Just as a heads up, when you show your work, a lot of beginners make the mistake of thinking we know exactly what you're talking about. We don't. You need to use brackets whenever applicable. For example, if you write a/b+c we would interpret this as \frac{a}{b}+c but you could mean \frac{a}{b+c} in which case you should be writing a/(b+c).

 

[Delong]

find* out how to do it later.

 

[eddybob123]

i am going to say this one more time. the semicircle is plotted by sqrt(4-x^2). we are only looking at the positive section, which is in the shape of a quadrant.the 'line' is parallel to the y axis, and splits the quadrant into two equal parts. i wish i had a diagram to show you.

 

[eddybob123]

I assume you mean a circle "sitting on top of the x-axis and on the right of the y axis". You don't say how far to the right but I am going to assume you mean that the circle is tangent to both axes. That is, the circle is given by (x- r)^2+ (y- r)^2= r^2. If r= 2 then that is (x- 2)^2+ (y- 2)^2= 4. The "line perpendicular to the x-axis that splits the circle into two equal parts" would be the diameter that passes through the center, (2, 2) to the point (2, 0) on the x-axis.

If I have not correctly understood your question, please clarify.

the quadrant is touching the y-axis to the right and touching the x-axis on top. (sqrt(4-x^2))

 

[Mentallic]

Is it like this?

[PLAIN]http://img580.imageshack.us/img580/3204/graphcircle.png

Where area A = area B and we want to find the coordinates at which that horizontal line touches the circle?

edit: and the graph is instead y=\sqrt{4-x^2} than what is in the picture (typo).

 

[Delong]

No dude the line is parallel to the y-axis.

Okay here I will try to show my work. So I'm trying to find an x-value such that the area under the curve to the left of that x value and to the right of zero is equal to the area under the curve to the right of that x value and to the left of where the curve touches the x-axis. The curve, as Eddybob has stated, is modeled by the equation:

(4-x^2)^(1/2) from x=0 to x=2 for the top right quadrant. To find the x-value I integrate the equation from 0 to x and set it equal to the definite integral from x to 2.

(integrate, 0..n): [(4-x^2)^(1/2)] dx = (integrate, n..2): [(4-x^2)^(1/2)] dx

the integral of the equation requires integration by parts where du is dx, u is x, and v is (4-x^2)^(1/2). That means dv is -xdx/(4-x^2)^(1/2). So the equation on the left side now looks like
x(4-x^2)^(1/2)- (integrate): [-(x^2)/(4-x^2)^(1/2)]dx
with the limits as 0 to n on the left side and n to 2 on the right side.

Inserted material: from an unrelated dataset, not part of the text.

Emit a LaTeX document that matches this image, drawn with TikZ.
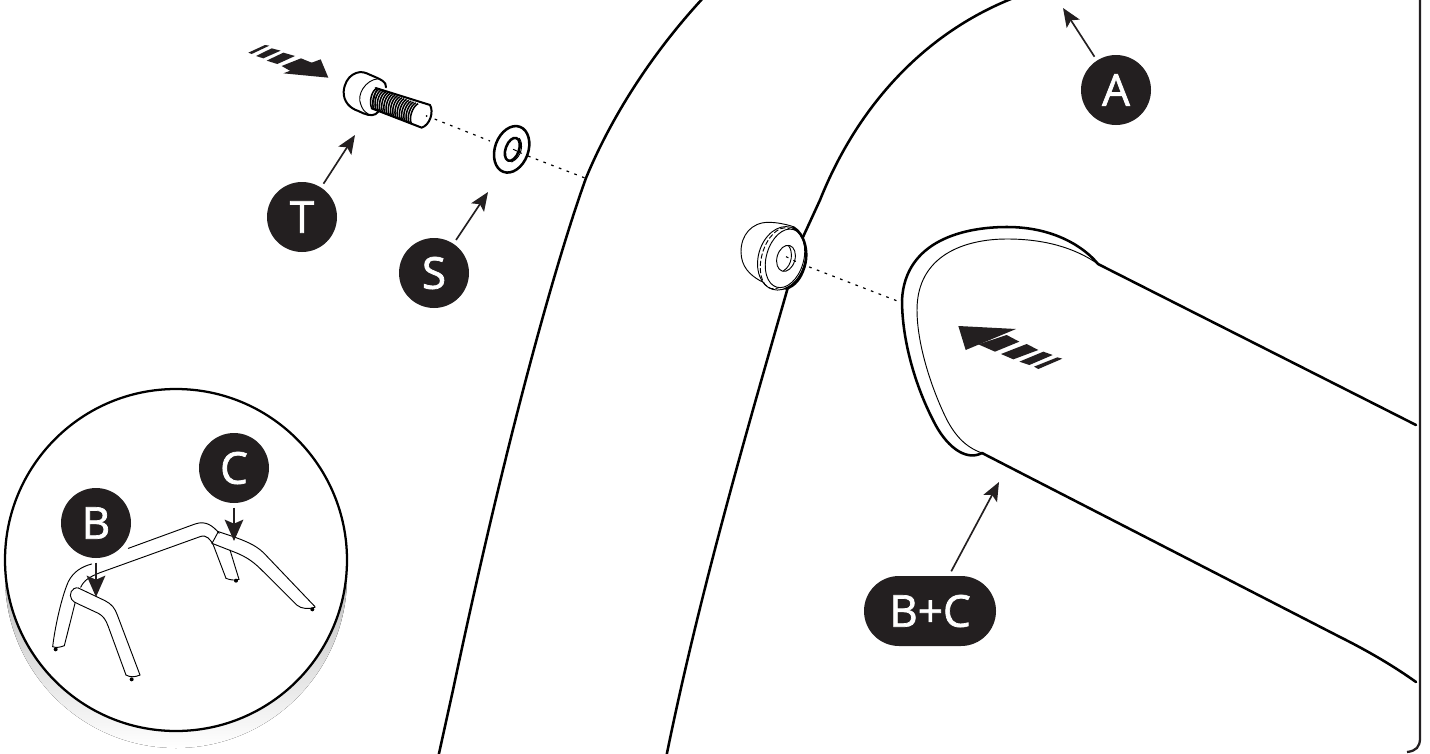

Everything in bold is for the second integral

Now to compute the other integral I use trigonometric substitution where I set x equal to 2 sin\theta, and dx=2cos\thetad\theta.

That now makes the integrand: -[4(sin\theta)^2)/(4-4[sin\theta]^2)^[1/2])* 2cos\thetad\theta.

the denominator is equal to 2cos\theta and so I cancel that on the top and bottom as well. That leaves me with
-4(sin\theta)^2 which equals to
-4/2*(1-cos2\theta). When I integrate that I have
-2\theta+sin2\theta. I turn sin(2\theta) into its double angle identity to get

-2\theta+2sin\theta*cos\theta.

I remember that 2sin\theta=x so using a triangle I calculate that \theta= arcsin(x/2) and cos\theta= (4-x^2)^(1/2)/2.

That expression above becomes: -2arcsin(x/2)+x(4-x^2)^(1/2)/2
OKAY NOW that was all just the second integrand.

Putting that into the equation I got from above with integration by parts I get:

x(4-x^2)^(1/2) - [-2arcsin(x/2)+x(4-x^2)^(1/2)/2]
with limits 0 to n on the left side and limits n to 2 on the right side.

Simplifying the expression I get:

x(4-x^2)^(1/2)/2 +2arcsin(x/2). Now if I just plug in the limits and solve I get:

n(4-n^2)^(1/2)/2 +2arcsin(n/2) - 0 = 2arcsin(1)-n(4-n^2)^(1/2)/2-2arcsin(n/2)

when I simplify I get:

n(4-n^2)^(1/2)+4arcsin(n/2)=2*(\pi/2)

Now to solve for n I graph the expression on the left and see where it intersects with y=\pi and then make it negative to answer the question. Using my calculator I get the value of .80794551 (by using the intersection program thingy). The answer should be -.80794551. So I hope that was clear thanks.

Edit: So I think I got the same answer as you uart I might not have computed closely enough on my calculator. Also I think Eddybob may be asking for the x-value if we take n to be the y-axis but I could be wrong.

 

[uart]

Yeah that answer is now correct Delong. Notice that I made use of the fact that we already know what half the area of a quadrant is, so you don't really need two integrals.

 

[eddybob123]

i used another method that doesn't involve pi, but i still don't understand it.

 

[eddybob123]

can you please explain how you got your answer?

 

[Delong]

I'd like to but I kind of just did. I don't really know how to explain it more thoroughly. I can summarize by saying that I just did integration by parts twice and stuff. THen I got this equation with the variable and using the graph to find the intersection to find the answer and stuff and then making it negative. bla bbla bla

I don't know how you can solve it without pi. Any particular part you have trouble understanding?

 

[eddybob123]

well, i think it would be possible, because the curve is defined as sqrt(4-x^2).